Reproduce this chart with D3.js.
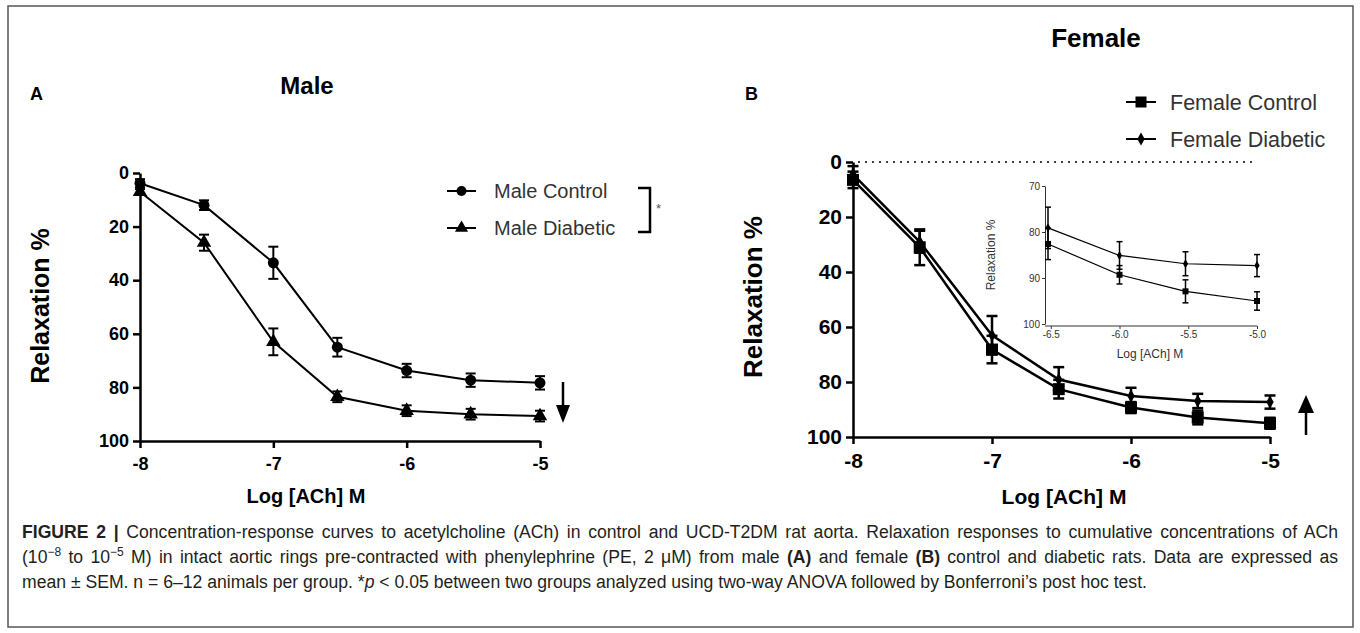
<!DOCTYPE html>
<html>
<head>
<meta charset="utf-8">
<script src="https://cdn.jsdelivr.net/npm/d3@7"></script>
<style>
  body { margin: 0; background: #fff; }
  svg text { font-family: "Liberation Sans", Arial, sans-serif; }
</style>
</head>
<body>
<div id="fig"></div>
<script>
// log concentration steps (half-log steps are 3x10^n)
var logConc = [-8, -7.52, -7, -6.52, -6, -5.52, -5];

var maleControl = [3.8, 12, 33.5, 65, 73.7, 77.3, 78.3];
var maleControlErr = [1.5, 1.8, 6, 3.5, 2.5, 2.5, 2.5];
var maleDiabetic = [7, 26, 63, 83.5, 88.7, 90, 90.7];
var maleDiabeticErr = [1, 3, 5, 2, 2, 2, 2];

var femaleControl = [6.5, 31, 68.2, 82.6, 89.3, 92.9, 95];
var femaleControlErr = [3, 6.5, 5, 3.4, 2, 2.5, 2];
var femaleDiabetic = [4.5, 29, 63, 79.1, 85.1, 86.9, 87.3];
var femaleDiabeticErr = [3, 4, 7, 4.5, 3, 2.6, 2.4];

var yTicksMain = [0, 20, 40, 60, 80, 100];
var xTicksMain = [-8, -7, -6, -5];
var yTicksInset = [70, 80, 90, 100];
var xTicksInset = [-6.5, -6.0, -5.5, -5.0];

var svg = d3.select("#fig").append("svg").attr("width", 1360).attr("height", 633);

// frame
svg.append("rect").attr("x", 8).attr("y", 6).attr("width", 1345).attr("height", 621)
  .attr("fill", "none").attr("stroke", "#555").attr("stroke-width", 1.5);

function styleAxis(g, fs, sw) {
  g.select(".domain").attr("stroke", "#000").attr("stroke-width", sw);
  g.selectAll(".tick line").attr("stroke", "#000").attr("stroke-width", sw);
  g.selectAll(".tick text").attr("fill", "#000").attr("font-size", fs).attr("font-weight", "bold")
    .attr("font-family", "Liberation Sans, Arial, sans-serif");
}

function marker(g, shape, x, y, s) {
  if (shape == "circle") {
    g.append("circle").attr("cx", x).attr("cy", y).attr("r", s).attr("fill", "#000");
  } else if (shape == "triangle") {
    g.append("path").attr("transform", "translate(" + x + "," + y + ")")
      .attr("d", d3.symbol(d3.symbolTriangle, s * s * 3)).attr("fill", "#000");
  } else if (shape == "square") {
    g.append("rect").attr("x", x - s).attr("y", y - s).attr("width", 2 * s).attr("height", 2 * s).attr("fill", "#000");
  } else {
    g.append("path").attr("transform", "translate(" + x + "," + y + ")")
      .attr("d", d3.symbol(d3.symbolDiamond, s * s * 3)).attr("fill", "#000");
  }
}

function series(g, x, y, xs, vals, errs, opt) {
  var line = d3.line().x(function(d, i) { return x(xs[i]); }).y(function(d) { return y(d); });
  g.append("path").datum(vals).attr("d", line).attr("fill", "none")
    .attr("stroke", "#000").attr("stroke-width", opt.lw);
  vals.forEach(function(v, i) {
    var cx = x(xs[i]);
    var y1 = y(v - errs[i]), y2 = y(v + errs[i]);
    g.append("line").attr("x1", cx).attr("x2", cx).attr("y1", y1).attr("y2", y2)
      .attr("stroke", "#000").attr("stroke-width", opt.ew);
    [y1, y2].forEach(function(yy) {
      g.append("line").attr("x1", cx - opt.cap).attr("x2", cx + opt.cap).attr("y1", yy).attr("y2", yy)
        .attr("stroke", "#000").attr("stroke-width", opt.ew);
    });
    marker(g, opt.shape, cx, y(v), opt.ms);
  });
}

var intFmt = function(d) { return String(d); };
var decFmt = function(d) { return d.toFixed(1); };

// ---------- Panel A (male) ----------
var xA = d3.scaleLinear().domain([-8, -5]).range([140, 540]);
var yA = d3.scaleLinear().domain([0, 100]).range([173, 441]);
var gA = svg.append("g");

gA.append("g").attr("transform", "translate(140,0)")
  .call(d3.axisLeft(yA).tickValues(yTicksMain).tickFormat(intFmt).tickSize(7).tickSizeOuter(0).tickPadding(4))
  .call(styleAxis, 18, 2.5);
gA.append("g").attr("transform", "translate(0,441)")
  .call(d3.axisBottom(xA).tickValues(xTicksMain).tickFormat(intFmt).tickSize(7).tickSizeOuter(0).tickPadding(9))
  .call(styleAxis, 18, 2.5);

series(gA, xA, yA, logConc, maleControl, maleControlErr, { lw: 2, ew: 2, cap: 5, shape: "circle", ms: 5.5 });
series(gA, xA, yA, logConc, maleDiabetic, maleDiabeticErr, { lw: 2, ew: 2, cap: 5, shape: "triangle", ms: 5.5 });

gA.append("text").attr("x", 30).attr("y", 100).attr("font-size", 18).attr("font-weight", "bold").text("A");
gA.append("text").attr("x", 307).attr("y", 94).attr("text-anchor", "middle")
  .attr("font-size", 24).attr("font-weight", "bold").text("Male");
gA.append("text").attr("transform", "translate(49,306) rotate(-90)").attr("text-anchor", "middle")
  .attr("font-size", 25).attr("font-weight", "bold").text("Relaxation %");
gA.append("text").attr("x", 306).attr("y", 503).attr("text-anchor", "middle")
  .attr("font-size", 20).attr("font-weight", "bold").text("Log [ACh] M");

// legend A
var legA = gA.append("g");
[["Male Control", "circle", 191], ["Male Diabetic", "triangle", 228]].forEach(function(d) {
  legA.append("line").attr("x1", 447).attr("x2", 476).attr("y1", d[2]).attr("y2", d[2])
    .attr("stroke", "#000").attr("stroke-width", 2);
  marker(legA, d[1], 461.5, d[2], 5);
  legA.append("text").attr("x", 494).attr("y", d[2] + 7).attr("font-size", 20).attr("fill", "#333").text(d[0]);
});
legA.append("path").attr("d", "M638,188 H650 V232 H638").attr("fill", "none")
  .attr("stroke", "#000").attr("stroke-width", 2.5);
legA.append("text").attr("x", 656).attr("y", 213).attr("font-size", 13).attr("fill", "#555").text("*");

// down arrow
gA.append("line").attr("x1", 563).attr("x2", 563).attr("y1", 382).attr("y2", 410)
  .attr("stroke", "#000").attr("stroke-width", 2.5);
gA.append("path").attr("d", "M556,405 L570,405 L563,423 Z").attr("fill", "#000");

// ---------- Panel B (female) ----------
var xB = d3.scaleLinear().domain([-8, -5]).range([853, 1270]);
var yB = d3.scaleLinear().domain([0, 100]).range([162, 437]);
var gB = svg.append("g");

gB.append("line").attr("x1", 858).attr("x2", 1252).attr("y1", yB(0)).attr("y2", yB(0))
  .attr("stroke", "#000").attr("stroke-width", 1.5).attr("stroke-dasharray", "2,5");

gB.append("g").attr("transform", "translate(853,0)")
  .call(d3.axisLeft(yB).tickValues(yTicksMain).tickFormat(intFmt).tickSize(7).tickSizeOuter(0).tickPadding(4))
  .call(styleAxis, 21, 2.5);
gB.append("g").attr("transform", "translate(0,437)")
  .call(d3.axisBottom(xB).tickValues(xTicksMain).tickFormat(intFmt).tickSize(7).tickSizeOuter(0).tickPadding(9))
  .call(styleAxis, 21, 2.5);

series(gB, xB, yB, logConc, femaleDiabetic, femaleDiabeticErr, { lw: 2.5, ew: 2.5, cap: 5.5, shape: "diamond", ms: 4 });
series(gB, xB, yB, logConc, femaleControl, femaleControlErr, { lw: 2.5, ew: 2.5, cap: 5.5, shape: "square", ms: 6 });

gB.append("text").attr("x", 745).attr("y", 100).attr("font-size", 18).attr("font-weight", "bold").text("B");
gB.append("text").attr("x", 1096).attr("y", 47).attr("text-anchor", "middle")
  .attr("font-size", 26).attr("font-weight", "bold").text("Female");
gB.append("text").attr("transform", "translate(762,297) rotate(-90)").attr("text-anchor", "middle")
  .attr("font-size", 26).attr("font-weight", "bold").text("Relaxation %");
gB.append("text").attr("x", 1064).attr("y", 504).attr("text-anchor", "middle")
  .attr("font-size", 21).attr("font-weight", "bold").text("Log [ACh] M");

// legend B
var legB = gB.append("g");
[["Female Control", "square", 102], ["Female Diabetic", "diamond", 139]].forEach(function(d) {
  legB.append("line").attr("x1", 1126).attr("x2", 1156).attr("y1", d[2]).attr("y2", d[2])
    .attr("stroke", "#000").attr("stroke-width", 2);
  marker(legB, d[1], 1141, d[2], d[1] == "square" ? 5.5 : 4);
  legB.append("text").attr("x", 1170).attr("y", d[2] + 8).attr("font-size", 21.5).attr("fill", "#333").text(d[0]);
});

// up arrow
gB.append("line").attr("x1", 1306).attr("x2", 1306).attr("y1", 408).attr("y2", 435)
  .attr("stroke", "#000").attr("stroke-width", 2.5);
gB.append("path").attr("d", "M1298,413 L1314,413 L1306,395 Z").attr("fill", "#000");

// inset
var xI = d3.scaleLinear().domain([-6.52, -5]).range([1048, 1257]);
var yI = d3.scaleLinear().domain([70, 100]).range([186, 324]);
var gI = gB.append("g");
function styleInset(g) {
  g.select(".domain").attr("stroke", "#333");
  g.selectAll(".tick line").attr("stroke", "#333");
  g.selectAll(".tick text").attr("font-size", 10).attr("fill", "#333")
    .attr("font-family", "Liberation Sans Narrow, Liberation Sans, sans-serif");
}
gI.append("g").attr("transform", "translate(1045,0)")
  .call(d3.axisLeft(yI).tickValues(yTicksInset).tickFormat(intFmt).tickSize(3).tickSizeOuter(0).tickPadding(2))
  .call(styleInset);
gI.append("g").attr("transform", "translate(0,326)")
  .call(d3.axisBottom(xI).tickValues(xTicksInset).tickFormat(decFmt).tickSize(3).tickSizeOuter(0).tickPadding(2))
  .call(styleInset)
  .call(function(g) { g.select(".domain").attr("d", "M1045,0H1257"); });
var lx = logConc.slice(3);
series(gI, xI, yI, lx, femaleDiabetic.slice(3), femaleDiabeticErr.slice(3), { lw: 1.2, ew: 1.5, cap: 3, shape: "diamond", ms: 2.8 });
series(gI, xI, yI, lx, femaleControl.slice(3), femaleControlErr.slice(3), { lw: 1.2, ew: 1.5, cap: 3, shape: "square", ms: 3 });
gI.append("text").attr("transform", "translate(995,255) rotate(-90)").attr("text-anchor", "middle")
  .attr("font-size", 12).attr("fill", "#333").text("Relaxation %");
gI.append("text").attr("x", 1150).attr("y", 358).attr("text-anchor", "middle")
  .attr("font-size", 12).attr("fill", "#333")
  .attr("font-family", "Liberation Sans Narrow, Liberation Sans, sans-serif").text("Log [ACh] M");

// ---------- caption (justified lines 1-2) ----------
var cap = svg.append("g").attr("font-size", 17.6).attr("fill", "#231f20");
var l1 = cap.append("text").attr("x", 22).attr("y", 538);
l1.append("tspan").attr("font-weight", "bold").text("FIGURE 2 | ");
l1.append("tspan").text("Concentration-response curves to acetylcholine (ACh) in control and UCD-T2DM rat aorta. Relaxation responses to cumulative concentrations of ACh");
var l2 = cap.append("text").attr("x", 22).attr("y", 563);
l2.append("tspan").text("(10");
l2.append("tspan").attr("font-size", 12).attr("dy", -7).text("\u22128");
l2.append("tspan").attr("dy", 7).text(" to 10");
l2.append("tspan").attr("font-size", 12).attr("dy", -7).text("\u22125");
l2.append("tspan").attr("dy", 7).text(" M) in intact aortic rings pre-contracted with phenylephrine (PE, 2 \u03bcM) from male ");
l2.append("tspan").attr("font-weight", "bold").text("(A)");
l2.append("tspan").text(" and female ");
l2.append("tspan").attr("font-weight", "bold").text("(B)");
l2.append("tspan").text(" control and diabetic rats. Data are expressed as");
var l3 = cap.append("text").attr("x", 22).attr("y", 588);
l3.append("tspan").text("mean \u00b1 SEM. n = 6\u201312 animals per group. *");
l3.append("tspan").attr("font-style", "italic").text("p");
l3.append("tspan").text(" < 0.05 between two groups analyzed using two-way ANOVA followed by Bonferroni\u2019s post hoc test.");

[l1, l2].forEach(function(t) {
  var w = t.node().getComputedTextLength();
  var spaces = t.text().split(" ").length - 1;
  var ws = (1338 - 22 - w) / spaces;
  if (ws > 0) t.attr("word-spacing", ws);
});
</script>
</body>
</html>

■ ■ ■ ■ ■

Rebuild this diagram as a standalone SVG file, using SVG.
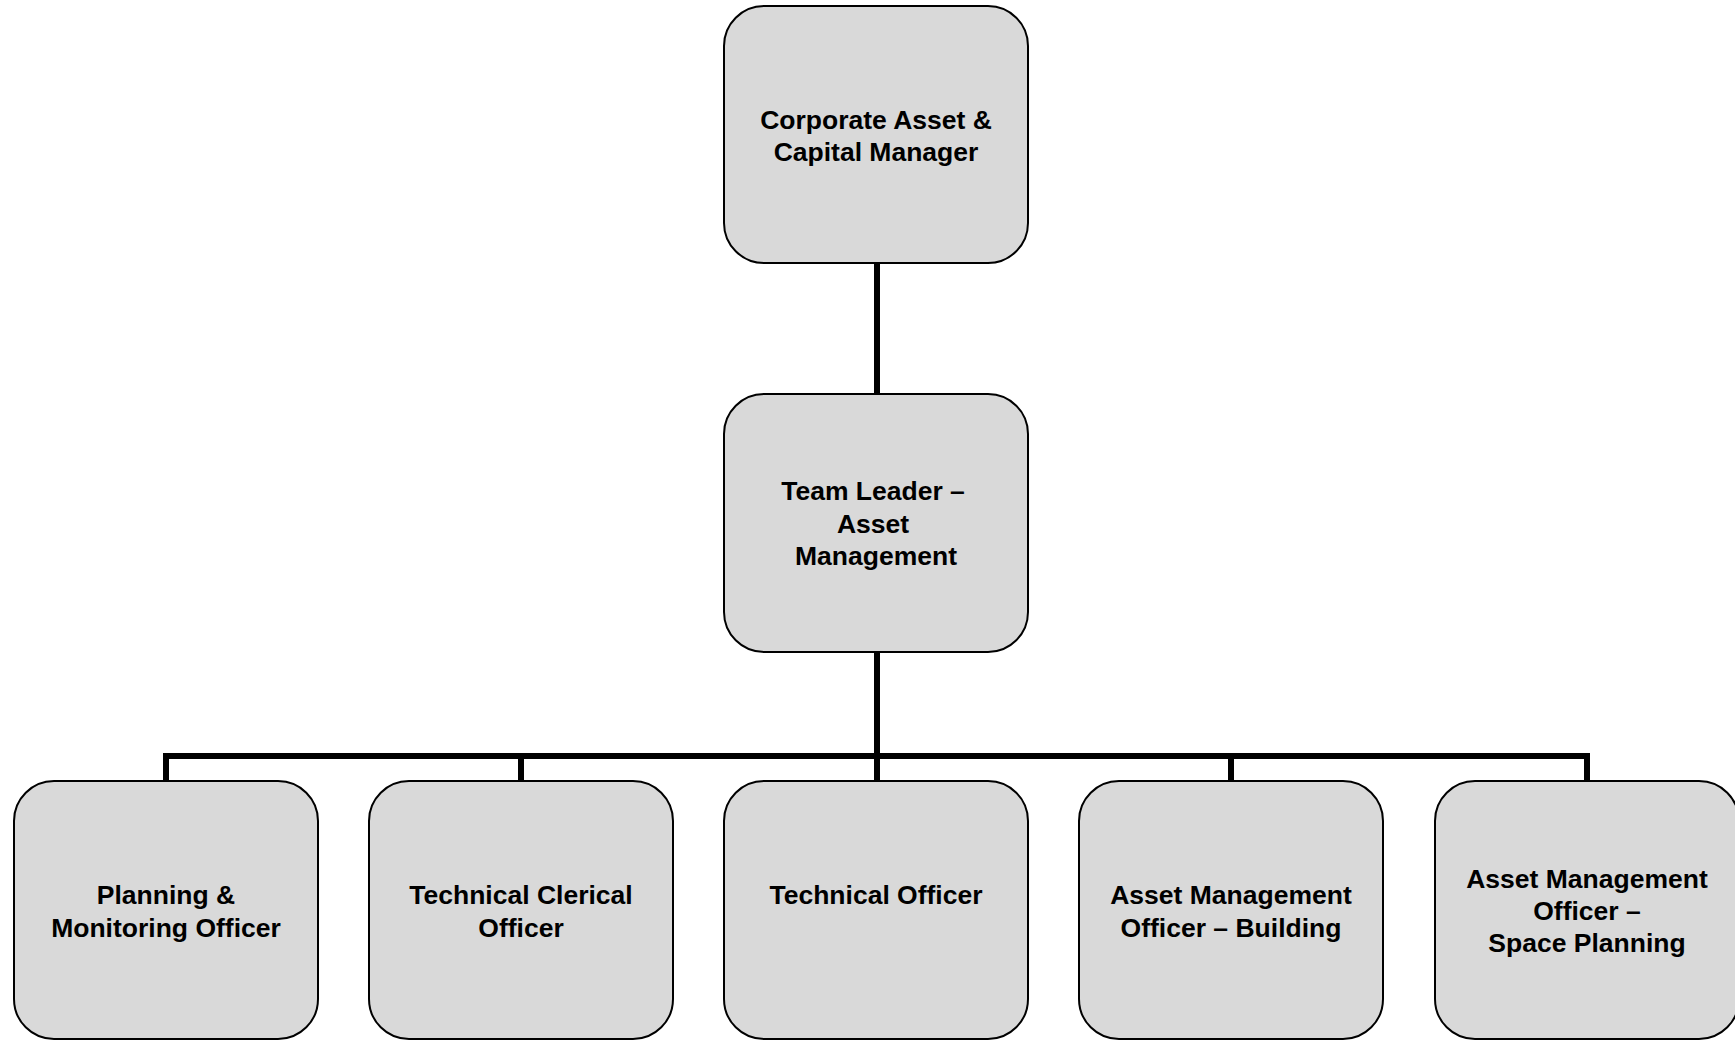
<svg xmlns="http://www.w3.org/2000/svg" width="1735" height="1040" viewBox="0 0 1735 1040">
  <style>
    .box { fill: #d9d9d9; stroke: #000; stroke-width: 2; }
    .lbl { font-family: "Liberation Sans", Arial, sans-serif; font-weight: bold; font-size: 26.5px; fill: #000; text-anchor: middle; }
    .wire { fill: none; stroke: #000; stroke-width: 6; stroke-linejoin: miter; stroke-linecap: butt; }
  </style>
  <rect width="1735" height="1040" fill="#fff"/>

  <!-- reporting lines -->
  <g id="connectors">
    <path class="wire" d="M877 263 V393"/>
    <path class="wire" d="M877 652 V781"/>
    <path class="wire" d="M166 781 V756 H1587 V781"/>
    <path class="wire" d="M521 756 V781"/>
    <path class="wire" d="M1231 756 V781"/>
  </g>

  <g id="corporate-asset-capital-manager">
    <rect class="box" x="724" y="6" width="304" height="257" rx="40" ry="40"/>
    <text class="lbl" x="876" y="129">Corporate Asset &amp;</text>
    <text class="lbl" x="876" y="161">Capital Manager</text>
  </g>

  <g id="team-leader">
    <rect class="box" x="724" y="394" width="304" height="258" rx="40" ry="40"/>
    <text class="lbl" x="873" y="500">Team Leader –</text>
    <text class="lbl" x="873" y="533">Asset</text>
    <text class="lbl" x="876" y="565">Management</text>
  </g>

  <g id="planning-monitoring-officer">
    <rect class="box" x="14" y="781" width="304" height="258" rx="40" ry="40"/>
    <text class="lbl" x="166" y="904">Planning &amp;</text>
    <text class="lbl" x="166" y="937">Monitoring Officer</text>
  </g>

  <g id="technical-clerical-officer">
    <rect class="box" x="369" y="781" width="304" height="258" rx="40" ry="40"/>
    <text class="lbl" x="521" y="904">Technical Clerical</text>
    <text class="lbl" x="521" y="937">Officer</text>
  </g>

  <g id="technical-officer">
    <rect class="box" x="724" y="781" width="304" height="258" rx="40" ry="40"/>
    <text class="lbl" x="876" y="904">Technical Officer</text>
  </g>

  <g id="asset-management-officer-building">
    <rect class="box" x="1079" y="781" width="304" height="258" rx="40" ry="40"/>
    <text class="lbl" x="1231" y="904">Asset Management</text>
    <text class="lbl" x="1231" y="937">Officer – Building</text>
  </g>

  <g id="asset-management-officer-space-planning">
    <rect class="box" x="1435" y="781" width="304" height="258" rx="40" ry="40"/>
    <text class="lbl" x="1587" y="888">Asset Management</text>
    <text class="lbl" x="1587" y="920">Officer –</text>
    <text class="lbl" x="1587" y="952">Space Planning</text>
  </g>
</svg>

■ ■ ■ ■ ■

=== Task directions ===
Pick out every line holding the string "using" and return it.

=== Output of the task ===
l3.append("tspan").text(" < 0.05 between two groups analyzed using two-way ANOVA followed by Bonferroni\u2019s post hoc test.");
Rebuild this diagram as a standalone SVG file, using SVG.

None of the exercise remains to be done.